Gagal di Utara, Hancur di Selatan
Israel gagal di Gaza utara. Tidak ada perbedaan pendapat dalam hal ini. Karena setiap pertempuran militer pasti mempunyai target. Apalagi ini pertempuran besar dengan biaya yang mengerikan.
Israel menarget serangan darat pertama yang berfokus di utara: Membawa pulang semua tawanan Israel di Gaza, Gaza tanpa Hamas dan Kematian Yahya Sinwar.
Tak ada satu pun tawanan yang berhasil ditemukan. Bahkan tidak satu pun pintu terowongan tempat yang diyakini untuk menyimpan tawanan ditemukan. Hamas tak bisa mereka hancurkan bahkan mustahil menurut para pakar. Yahya Sinwar masih terus mengendalikan pertempuran dan intelijen entah dari bumi mana, yang jelas salah seorang tawanan Israel yang sudah dibebaskan pernah disapa olehnya. Tak satu pun tercapai!
Mayjen DR. Shaleh Al Muayatha, pakar strategi dan militer dari Yordania menegaskan, "Israel marah dan balas dendam, sebabnya adalah kegagalan Israel di gelombang pertama di utara.

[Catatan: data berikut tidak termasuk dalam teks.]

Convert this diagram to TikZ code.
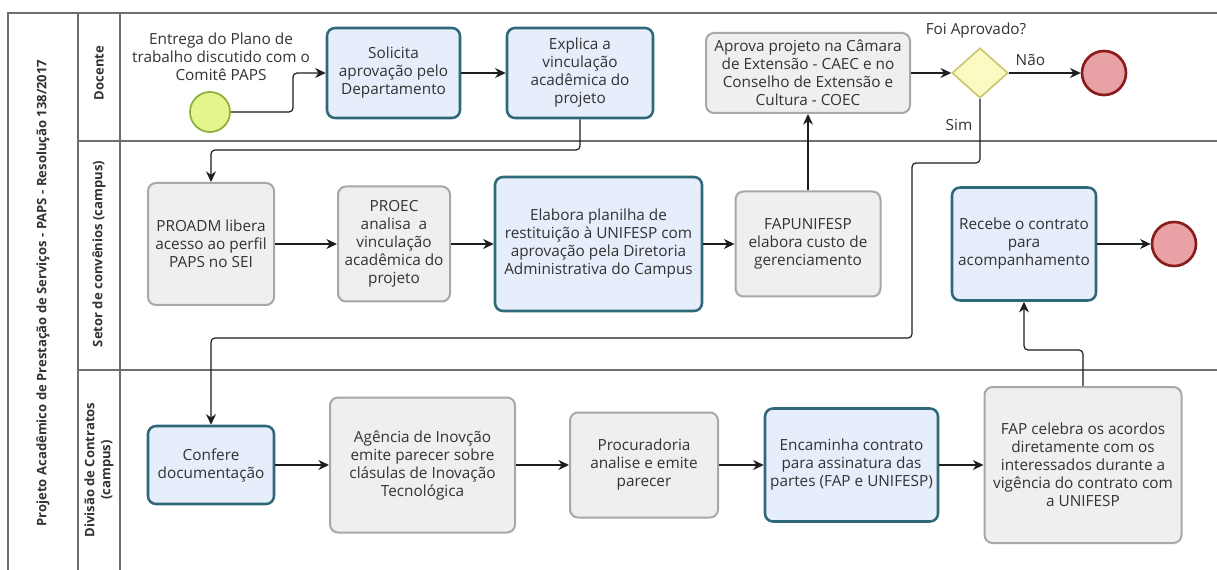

Padahal perang di utara terjadi tidak di tengah kepadatan penduduk, di sana banyak kebun, kampung-kampung berjauhan. Mereka tidak bisa bertahan, tidak bisa menguasai, tidak berhasil menemukan terowongan, tidak berhasil membunuh para pemimpin Hamas dan tidak berhasil melemahkan kekuatan militernya."
Setelah penghentian perang sementara, mereka menyiapkan betul kelanjutan perang. Dan ternyata para pejuang Gaza sudah sangat paham tentang strategi mereka.
Hal ini bisa dilihat dari pertempuran yang jauh lebih sengit di Gaza selatan. Para tentara pejuang Gaza yang diturunkan untuk terjun ke pertempuran gelombang pertama di utara hanya sekitar seperdelapan dari jumlah pasukan dan ada senjata-senjata yang belum dikeluarkan sama sekali (seperti yang pernah kita bahas).
Dan sekarang semua mulai terlihat. Pasukan pejuang di selatan yang sangat segar karena baru terjun sekarang, sangat menguasai keadaan wilayah selatan. Strategi pun sangat berbeda dan senjata yang belum keluar mulai terlihat dan menghasilkan.
Sesungguhnya Israel sendiri paham betul bahwa pertempuran di selatan akan jauh lebih sengit dan sulit. Tapi ternyata mereka tidak menyiapkan strategi baru, tetap sama hanya lebih banyak menjatuhkan bom dari udara, laut dan darat. Hanya itu....
Padahal Israel sendiri yang mengatakan bahwa Gaza selatan adalah pusat kekuatan komando dan pasukan Hamas. Sekadar sebuah info bahwa komando tertinggi para pejuang hari ini dipegang oleh Yahya Sinwar dan Muhammad Dhef dan keduanya berasal dari Khan Yunis, Gaza selatan.
Kalau mau kenal sedikit dengan Khan Yunis, silakan link videonya:
Sementara pasukan pejuang sudah menyiapkan diri dengan penguasaan wilayah. Sehingga para pejuang jauh lebih sulit ditebak; mereka muncul dari mana dan menyiapkan jebakan kematian di mana. Di utara, para pejuang menggunakan strategi menembak kemudian mundur. Untuk mengatur waktu dan ini penting di awal pertempuran. Adapun di selatan ini, sudah tidak ada ampun. Para pejuang menggunakan tiga cara sekaligus: pertempuran berhadapan langsung, pertempuran dari jarak nol dan penyerbuan dari belakang musuh. Benar-benar babak belur Israel.
Maka, Israel mengumumkan bahwa pertempuran selasa kemarin paling ganas dan sengit sepanjang perang yang sudah berlangsung 60 hari. Apa arti kalimat ini?
Jelas, banyak korban terkapar dari tentara Israel dan banyak kendaraan militer yang hancur lebur. Dan itu didukung oleh laporan para pejuang dengan tulisan dan video seperti biasa. Pihak Israel juga mengakui matinya tentara dan komandan, walau jumlah tentu tidak pernah sesuai dengan yang sesungguhnya.
Adapun senjata baru (walau pernah dikenalkan di perang Al 'Ash Al Ma'kul 2014) mulai dikenalkan oleh Hamas, Ghul namanya dengan peluru kaliber 14,5 mm. Pamerannya tidak di gedung pameran atau di parade militer yang tidak ada gunanya itu. Tetapi dipamerkan di lapangan dengan sasaran langsung Israel.